みすず書房

トピックス

中島和子『黒人の政治参加と第三世紀アメリカの出発』

[新版]

「三年に及ぶアメリカ留学の第二年目の1960年は、公共施設における人種差別撤廃を叫ぶ黒人大学生の坐り込み運動が始まり、一年のうちに100を越える市町村に拡がった。……」(「新版へのはしがき」)
黒人運動に触発されて研究を始めた著者の集大成。新版。

映画『フリーダム・ライターズ』とキング牧師


「最後のクリスマス説教となった「平和についてのクリスマス説教」で彼が「私には今も夢がある I still have a dream」を繰り返すところを聞くと、その底に一種の絶望と孤独の暗い声の調子が感じられる。それは非暴力への絶望ではなく、反対に非暴力についての確信がいままでになく深められ立証されていたがために、自分の呼びかけに耳を貸そうとせず、反対にFBIを始めとする黒人運動撲滅への操作と論理のなかへみずから転落しつつある黒人のジレンマに対する絶望ではないだろうか。」(本書より)
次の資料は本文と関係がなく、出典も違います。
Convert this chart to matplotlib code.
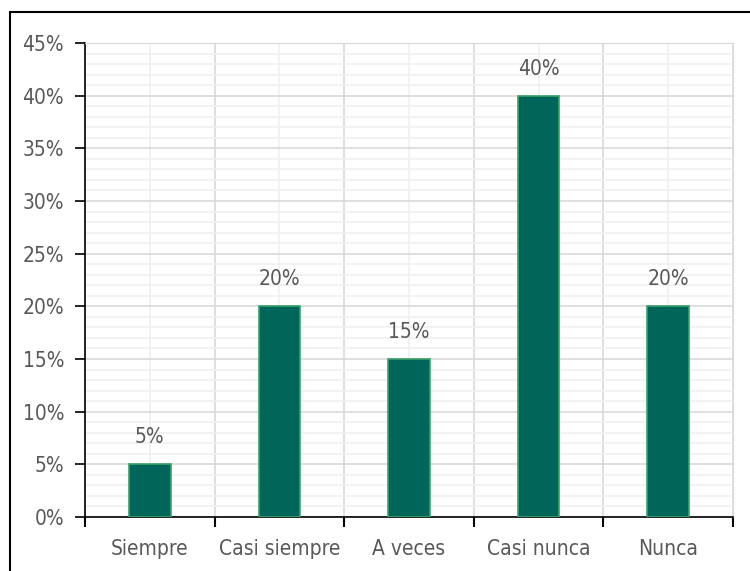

実話に基づく映画『フリーダム・ライターズ』は、1992年のロスアンゼルス暴動後の高校を舞台としている。暴動の引き金となった人種間の対立がそのまま校内に持ち込まれ暴力沙汰が絶えなかったが、赴任した女性の新人教師が、日記を課題とすることにより、生徒たちは次第に人種差別の不毛さを理解するようになる。その日記はまとめられて、書籍として出版されたのだが、そのタイトル『フリーダム・ライターズ』は、1961年に南部行きの長距離バスに乗り、人種による座席区別を破った黒人と白人のグループ、フリーダム・ライダーズをもじっている。さて、この映画のエンド・ロールで流れるラップが興味深い。ワシントン大行進での著名な演説におけるキング牧師自身の肉声「私には夢がある I have a dream」が、繰り返し挿入されている。黒人運動の担い手であると同時に、人種の枠を越える運動のシンボルであったキングの思想が、この映画のテーマと響きあっているように感じた。(キングの精神性、およびたたみかけるような演説の語り口が、その後の、ラップという音楽ジャンルの発祥に影響を与えたともいわれている。)

本書『黒人の政治参加と第三世紀アメリカの出発 新版』には、1988年のアメリカ大統領選挙の民主党予備選挙に出馬したジャクソンにいたるまでの、様々な黒人運動家、黒人政治家が登場する。著者がアメリカ留学中に出会い自身の研究のテーマを定めるうえで触発された黒人運動家、ロバート・F・ウィリアムズ。南北戦争以前、自ら逃亡奴隷となり、更に、その首に賞金をかけられながらも、多くの奴隷の逃亡を助けた、ハリエット・R・タブマン。非暴力運動に反対し、「ブラック・パワー」をスローガンに掲げたストークリー・カーマイケル。そして、キリスト教とガンジーの非暴力の思想を武器に、バス・ボイコットやワシントン大行進の中心人物となったキング牧師。座り込み運動に呼応してかけつけた、フリーダム・ライダーズ。また白人として、アメリカの新しい民主主義のステージをもたらした大統領、ジョン・F・ケネディやカーター。これらの人物を、一方では研究書として、政治学・政治史、経済学、宗教学、社会学の文脈からの位置づけを考察しながら、一方ではノンフィクションさながらの筆致で描き出す。折々に発表された論文をまとめたものだが、問題意識の一貫性により、奴隷であり少数者であった黒人が、1960-70年代を機に政治の主体へと変貌する、歴史の大きな流れを理解することができる。

2012年の大統領選挙を前に、様々な出来事が話題となっている。2011年10月16日には、キング牧師の記念碑が完成し、落成式ではオバマ大統領が演説した。また、「一つのアメリカの幻」『朝日新聞』2011年12月18日号では、「黒人初の大統領が生まれて、「人種の壁」は逆に目立つようになってきた」数々の事例をルポしている。『フリーダム・ライターズ』のエンド・ロールのラップで繰り返される、キング牧師によるもう一つのフレーズ「いつの日か that one day」への希望を持続するために、広い視野からの議論を展開し、1989年刊行時に、類のない業績として評価された本書の新版をここにおくる。